The line containing "from matplotlib.ticker import MultipleLocator" marks the end: extract everything from the first line of the data through that line, exactly, with no pictures.

[start of Dataset excerpt]

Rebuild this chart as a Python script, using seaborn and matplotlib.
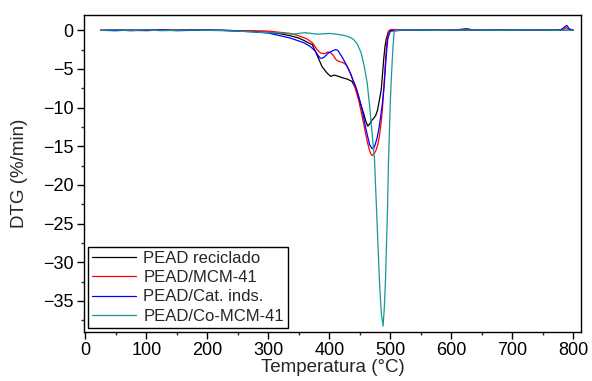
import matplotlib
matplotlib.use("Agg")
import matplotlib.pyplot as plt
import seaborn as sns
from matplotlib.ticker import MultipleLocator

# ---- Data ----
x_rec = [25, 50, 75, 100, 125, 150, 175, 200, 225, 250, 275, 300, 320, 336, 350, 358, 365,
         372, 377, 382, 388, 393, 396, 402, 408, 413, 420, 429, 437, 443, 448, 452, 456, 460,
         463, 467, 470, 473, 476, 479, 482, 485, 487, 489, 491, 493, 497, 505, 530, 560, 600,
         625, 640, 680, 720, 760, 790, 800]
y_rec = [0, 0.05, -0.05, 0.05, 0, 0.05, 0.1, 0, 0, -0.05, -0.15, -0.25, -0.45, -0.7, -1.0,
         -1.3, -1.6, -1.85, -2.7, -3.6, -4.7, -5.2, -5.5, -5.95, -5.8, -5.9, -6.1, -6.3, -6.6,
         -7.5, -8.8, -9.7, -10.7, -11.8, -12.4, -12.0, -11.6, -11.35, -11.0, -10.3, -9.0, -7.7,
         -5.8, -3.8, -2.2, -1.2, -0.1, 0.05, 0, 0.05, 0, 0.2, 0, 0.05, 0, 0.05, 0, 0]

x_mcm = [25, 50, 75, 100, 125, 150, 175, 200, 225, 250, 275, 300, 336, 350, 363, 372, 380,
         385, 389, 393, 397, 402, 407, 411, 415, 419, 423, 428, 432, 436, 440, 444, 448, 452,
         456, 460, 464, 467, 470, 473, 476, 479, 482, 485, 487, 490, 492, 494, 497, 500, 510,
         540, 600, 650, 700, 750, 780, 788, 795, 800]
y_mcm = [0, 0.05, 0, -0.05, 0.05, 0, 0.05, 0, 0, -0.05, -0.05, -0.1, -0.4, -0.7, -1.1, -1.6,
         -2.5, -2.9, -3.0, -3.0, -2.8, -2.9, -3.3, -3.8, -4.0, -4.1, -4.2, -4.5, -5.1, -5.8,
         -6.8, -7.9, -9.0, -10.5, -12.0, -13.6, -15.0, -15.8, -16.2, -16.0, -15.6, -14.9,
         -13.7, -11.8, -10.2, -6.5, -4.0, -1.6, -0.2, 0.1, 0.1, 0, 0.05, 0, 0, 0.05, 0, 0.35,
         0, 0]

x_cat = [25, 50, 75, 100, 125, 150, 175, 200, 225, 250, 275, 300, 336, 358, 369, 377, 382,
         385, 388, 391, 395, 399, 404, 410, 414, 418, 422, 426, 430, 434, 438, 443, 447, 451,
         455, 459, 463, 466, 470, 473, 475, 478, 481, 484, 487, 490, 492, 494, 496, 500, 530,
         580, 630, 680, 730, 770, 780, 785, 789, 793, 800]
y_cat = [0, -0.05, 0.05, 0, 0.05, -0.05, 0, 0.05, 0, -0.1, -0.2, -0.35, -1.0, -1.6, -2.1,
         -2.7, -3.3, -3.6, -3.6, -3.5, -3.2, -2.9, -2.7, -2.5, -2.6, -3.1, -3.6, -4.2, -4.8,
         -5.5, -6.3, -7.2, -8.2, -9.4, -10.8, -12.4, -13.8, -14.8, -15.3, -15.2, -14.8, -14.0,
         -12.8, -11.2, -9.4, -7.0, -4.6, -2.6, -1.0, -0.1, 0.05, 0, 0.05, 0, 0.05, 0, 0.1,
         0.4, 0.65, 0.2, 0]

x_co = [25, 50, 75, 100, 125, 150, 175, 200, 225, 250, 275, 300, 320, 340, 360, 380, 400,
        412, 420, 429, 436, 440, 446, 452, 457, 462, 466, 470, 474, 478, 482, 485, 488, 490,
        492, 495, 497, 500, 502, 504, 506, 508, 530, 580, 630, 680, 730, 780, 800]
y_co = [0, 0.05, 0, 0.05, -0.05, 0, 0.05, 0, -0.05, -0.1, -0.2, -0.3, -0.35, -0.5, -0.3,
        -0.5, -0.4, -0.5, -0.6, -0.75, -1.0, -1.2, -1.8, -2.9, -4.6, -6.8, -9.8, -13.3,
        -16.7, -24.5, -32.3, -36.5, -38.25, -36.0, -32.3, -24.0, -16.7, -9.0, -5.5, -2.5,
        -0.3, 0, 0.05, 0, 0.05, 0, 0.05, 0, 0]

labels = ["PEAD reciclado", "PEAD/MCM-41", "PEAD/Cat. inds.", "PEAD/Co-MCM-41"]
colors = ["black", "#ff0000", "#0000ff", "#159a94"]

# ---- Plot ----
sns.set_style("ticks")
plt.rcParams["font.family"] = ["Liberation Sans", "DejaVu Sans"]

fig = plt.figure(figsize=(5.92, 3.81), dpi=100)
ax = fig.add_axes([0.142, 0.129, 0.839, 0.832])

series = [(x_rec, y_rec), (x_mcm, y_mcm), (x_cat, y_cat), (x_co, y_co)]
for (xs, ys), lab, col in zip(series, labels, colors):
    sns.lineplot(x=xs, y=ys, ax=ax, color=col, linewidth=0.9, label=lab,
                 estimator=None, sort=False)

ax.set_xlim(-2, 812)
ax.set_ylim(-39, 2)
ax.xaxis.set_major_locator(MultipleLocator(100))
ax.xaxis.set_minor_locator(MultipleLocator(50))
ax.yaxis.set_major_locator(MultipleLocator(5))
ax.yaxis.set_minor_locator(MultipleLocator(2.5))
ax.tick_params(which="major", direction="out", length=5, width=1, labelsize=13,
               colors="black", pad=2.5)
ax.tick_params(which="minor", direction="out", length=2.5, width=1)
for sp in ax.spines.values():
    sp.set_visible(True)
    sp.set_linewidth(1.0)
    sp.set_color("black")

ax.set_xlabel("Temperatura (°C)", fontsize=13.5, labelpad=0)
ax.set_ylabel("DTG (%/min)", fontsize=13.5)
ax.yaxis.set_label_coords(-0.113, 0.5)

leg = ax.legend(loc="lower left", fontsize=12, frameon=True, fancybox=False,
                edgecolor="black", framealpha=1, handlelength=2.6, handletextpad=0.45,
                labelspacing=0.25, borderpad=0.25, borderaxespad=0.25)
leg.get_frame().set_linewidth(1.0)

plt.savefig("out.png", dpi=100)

[end of Dataset excerpt]

### Answer to this problem
Rebuild this chart as a Python script, using seaborn and matplotlib.
import matplotlib
matplotlib.use("Agg")
import matplotlib.pyplot as plt
import seaborn as sns
from matplotlib.ticker import MultipleLocator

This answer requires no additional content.